New filmmakers will doubtless emerge from the event, but what's heartening about the presence of such already-established directors is that their new movies seem to have been included as much for their artistic merit as for the cachet of their creators' names. Soderbergh's The Girlfriend Experience, for instance, is another of his low-budget experimental dramas and was shot in just 15 days during last October's US presidential election race.

That sentiment certainly sums up the ethos of the festival's retrospective choice this year: Roger Corman wrote the book on low-budget filmmaking.
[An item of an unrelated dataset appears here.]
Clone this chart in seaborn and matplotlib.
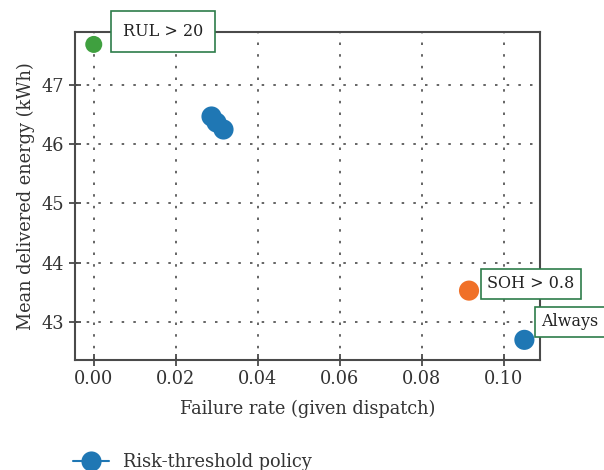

He'll be in attendance to discuss his influential career as a director of trash art and a producer responsible for giving early career breaks to the likes of Martin Scorsese, Jonathan Demme, James Cameron, and another of this year's EIFF special guests: Joe Dante.

There's a bit of a Scottish homecoming feel as well, with an interview with Local Hero's writer/director Bill Forsyth, a screening of Bill Douglas's final film, Comrades, an anniversary screening of Shallow Grave and the UK premiere of Spread, Hallam Foe director David Mackenzie's Hollywood debut, which stars Ashton Kutcher as a young hustler who gets through life by seducing needy older women (Demi Moore doesn't feature).

Also worth looking out for are: Superbad director Greg Mottolo's Adventureland; blaxploitation spoof (and Sundance hit) Black Dynamite; stop-motion adult animation film Max and Mary; Dario Argento's Adrien Brody-starring serial killer thriller Giallo.

And finally there's Moon, a Solaris-esque descent into lunar madness starring Sam Rockwell and directed by first-time Brit director Duncan Jones, whose interest in space travel seems oddly fitting. His dad is David Bowie.